— START GIVEN DATA —

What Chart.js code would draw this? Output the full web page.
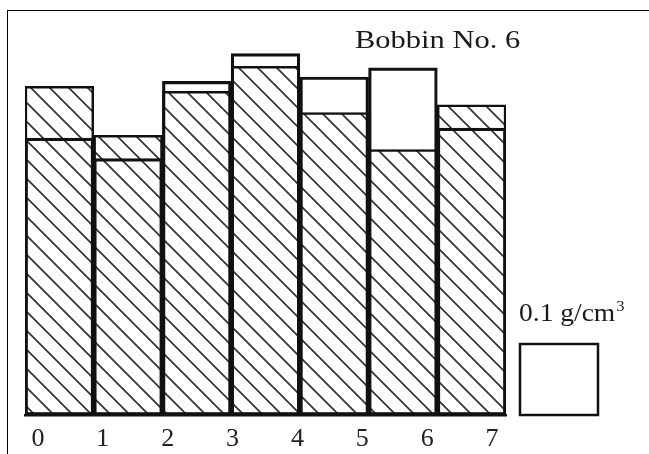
<!DOCTYPE html>
<html>
<head>
<meta charset="utf-8">
<script src="https://cdn.jsdelivr.net/npm/chart.js@4.4.0/dist/chart.umd.min.js"></script>
<style>
  html, body { margin: 0; padding: 0; background: #fff; overflow: hidden; }
  .frame {
    position: absolute; left: 7px; top: 10px; width: 700px; height: 500px;
    border-left: 1.5px solid #000; border-top: 1.5px solid #000;
  }
  .chart_box { position: absolute; left: 0; top: 0; width: 649px; height: 454px; }
</style>
</head>
<body>
<div class="frame"></div>
<div class="chart_box"><canvas id="chart"></canvas></div>
<script>
// layer positions along the bobbin, edges labelled 0..7
const tickLabels = ["0", "1", "2", "3", "4", "5", "6", "7"];
const segments = ["0-1", "1-2", "2-3", "3-4", "4-5", "5-6", "6-7"];
// density g/cm3
const hatchedDensity = [0.463, 0.394, 0.456, 0.491, 0.426, 0.374, 0.437];
const outlineDensity = [0.390, 0.361, 0.470, 0.509, 0.476, 0.489, 0.404];
const scaleValue = 0.1;
const titleText = "Bobbin No. 6";
const scaleText = "0.1 g/cm";

function makeHatch() {
  var s = 19;
  var c = document.createElement("canvas");
  c.width = s;
  c.height = s;
  var g = c.getContext("2d");
  g.fillStyle = "#fff";
  g.fillRect(0, 0, s, s);
  g.strokeStyle = "#333";
  g.lineWidth = 1.7;
  g.beginPath();
  g.moveTo(-1, -1); g.lineTo(s + 1, s + 1);
  g.moveTo(s - 1, -1); g.lineTo(s + 1, 1);
  g.moveTo(-1, s - 1); g.lineTo(1, s + 1);
  g.stroke();
  return g.createPattern(c, "repeat");
}

var extras = {
  id: "extras",
  afterDatasetsDraw(chart) {
    var ctx = chart.ctx;
    var y = chart.scales.y;
    var area = chart.chartArea;
    // scale box 0.1 g/cm3
    var top = y.getPixelForValue(scaleValue);
    var bottom = y.getPixelForValue(0);
    var left = area.right + 14;
    ctx.save();
    ctx.strokeStyle = "#111";
    ctx.lineWidth = 2.5;
    ctx.strokeRect(left, top, 78, bottom - top);

    ctx.fillStyle = "#1a1a1a";
    ctx.textBaseline = "alphabetic";
    ctx.font = "25px 'Liberation Serif'";
    ctx.save();
    ctx.translate(left - 1, top - 23);
    ctx.scale(1.1, 1);
    ctx.fillText(scaleText, 0, 0);
    var w = ctx.measureText(scaleText).width;
    ctx.font = "15px 'Liberation Serif'";
    ctx.fillText("3", w + 1, -10);
    ctx.restore();

    ctx.font = "25px 'Liberation Serif'";
    ctx.save();
    ctx.translate(355, 48);
    ctx.scale(1.22, 1);
    ctx.fillText(titleText, 0, 0);
    ctx.restore();
    ctx.restore();
  },
};

var ctx = document.getElementById("chart").getContext("2d");
var myChart = new Chart(ctx, {
  type: "bar",
  data: {
    labels: segments,
    datasets: [
      {
        label: "hatched",
        data: hatchedDensity,
        backgroundColor: makeHatch(),
        borderColor: "#111",
        borderWidth: 2.5,
        borderSkipped: false,
        barPercentage: 1,
        categoryPercentage: 1,
        grouped: false,
        order: 2,
      },
      {
        label: "outline",
        data: outlineDensity,
        backgroundColor: "rgba(0,0,0,0)",
        borderColor: "#111",
        borderWidth: 2.5,
        borderSkipped: false,
        barPercentage: 1,
        categoryPercentage: 1,
        grouped: false,
        order: 1,
      },
    ],
  },
  options: {
    responsive: true,
    maintainAspectRatio: false,
    animation: false,
    layout: { padding: { left: 25, right: 143, top: 24.5, bottom: 0 } },
    plugins: { legend: { display: false }, tooltip: { enabled: false } },
    scales: {
      x: { display: false, offset: true },
      x2: {
        type: "linear",
        position: "bottom",
        offset: false,
        min: -0.2,
        max: 7.216,
        afterBuildTicks: (s) => {
          s.ticks = tickLabels.map((t) => ({ value: Number(t) }));
        },
        afterFit: (s) => {
          s.height = 39;
        },
        grid: { display: false, offset: false },
        border: { display: true, color: "#111", width: 2.5 },
        ticks: {
          autoSkip: false,
          maxRotation: 0,
          padding: 1,
          color: "#222",
          font: { family: "'Liberation Serif'", size: 26 },
          callback: (v) => tickLabels[v],
        },
      },
      y: { display: false, min: 0, max: 0.55 },
    },
  },
  plugins: [extras],
});
</script>
</body>
</html>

— END GIVEN DATA —

> TASK DIRECTIONS: Leave out the pictures and print every line of the data exactly.

> RIGHT ANSWER:
What Chart.js code would draw this? Output the full web page.
<!DOCTYPE html>
<html>
<head>
<meta charset="utf-8">
<script src="https://cdn.jsdelivr.net/npm/chart.js@4.4.0/dist/chart.umd.min.js"></script>
<style>
  html, body { margin: 0; padding: 0; background: #fff; overflow: hidden; }
  .frame {
    position: absolute; left: 7px; top: 10px; width: 700px; height: 500px;
    border-left: 1.5px solid #000; border-top: 1.5px solid #000;
  }
  .chart_box { position: absolute; left: 0; top: 0; width: 649px; height: 454px; }
</style>
</head>
<body>
<div class="frame"></div>
<div class="chart_box"><canvas id="chart"></canvas></div>
<script>
// layer positions along the bobbin, edges labelled 0..7
const tickLabels = ["0", "1", "2", "3", "4", "5", "6", "7"];
const segments = ["0-1", "1-2", "2-3", "3-4", "4-5", "5-6", "6-7"];
// density g/cm3
const hatchedDensity = [0.463, 0.394, 0.456, 0.491, 0.426, 0.374, 0.437];
const outlineDensity = [0.390, 0.361, 0.470, 0.509, 0.476, 0.489, 0.404];
const scaleValue = 0.1;
const titleText = "Bobbin No. 6";
const scaleText = "0.1 g/cm";

function makeHatch() {
  var s = 19;
  var c = document.createElement("canvas");
  c.width = s;
  c.height = s;
  var g = c.getContext("2d");
  g.fillStyle = "#fff";
  g.fillRect(0, 0, s, s);
  g.strokeStyle = "#333";
  g.lineWidth = 1.7;
  g.beginPath();
  g.moveTo(-1, -1); g.lineTo(s + 1, s + 1);
  g.moveTo(s - 1, -1); g.lineTo(s + 1, 1);
  g.moveTo(-1, s - 1); g.lineTo(1, s + 1);
  g.stroke();
  return g.createPattern(c, "repeat");
}

var extras = {
  id: "extras",
  afterDatasetsDraw(chart) {
    var ctx = chart.ctx;
    var y = chart.scales.y;
    var area = chart.chartArea;
    // scale box 0.1 g/cm3
    var top = y.getPixelForValue(scaleValue);
    var bottom = y.getPixelForValue(0);
    var left = area.right + 14;
    ctx.save();
    ctx.strokeStyle = "#111";
    ctx.lineWidth = 2.5;
    ctx.strokeRect(left, top, 78, bottom - top);

    ctx.fillStyle = "#1a1a1a";
    ctx.textBaseline = "alphabetic";
    ctx.font = "25px 'Liberation Serif'";
    ctx.save();
    ctx.translate(left - 1, top - 23);
    ctx.scale(1.1, 1);
    ctx.fillText(scaleText, 0, 0);
    var w = ctx.measureText(scaleText).width;
    ctx.font = "15px 'Liberation Serif'";
    ctx.fillText("3", w + 1, -10);
    ctx.restore();

    ctx.font = "25px 'Liberation Serif'";
    ctx.save();
    ctx.translate(355, 48);
    ctx.scale(1.22, 1);
    ctx.fillText(titleText, 0, 0);
    ctx.restore();
    ctx.restore();
  },
};

var ctx = document.getElementById("chart").getContext("2d");
var myChart = new Chart(ctx, {
  type: "bar",
  data: {
    labels: segments,
    datasets: [
      {
        label: "hatched",
        data: hatchedDensity,
        backgroundColor: makeHatch(),
        borderColor: "#111",
        borderWidth: 2.5,
        borderSkipped: false,
        barPercentage: 1,
        categoryPercentage: 1,
        grouped: false,
        order: 2,
      },
      {
        label: "outline",
        data: outlineDensity,
        backgroundColor: "rgba(0,0,0,0)",
        borderColor: "#111",
        borderWidth: 2.5,
        borderSkipped: false,
        barPercentage: 1,
        categoryPercentage: 1,
        grouped: false,
        order: 1,
      },
    ],
  },
  options: {
    responsive: true,
    maintainAspectRatio: false,
    animation: false,
    layout: { padding: { left: 25, right: 143, top: 24.5, bottom: 0 } },
    plugins: { legend: { display: false }, tooltip: { enabled: false } },
    scales: {
      x: { display: false, offset: true },
      x2: {
        type: "linear",
        position: "bottom",
        offset: false,
        min: -0.2,
        max: 7.216,
        afterBuildTicks: (s) => {
          s.ticks = tickLabels.map((t) => ({ value: Number(t) }));
        },
        afterFit: (s) => {
          s.height = 39;
        },
        grid: { display: false, offset: false },
        border: { display: true, color: "#111", width: 2.5 },
        ticks: {
          autoSkip: false,
          maxRotation: 0,
          padding: 1,
          color: "#222",
          font: { family: "'Liberation Serif'", size: 26 },
          callback: (v) => tickLabels[v],
        },
      },
      y: { display: false, min: 0, max: 0.55 },
    },
  },
  plugins: [extras],
});
</script>
</body>
</html>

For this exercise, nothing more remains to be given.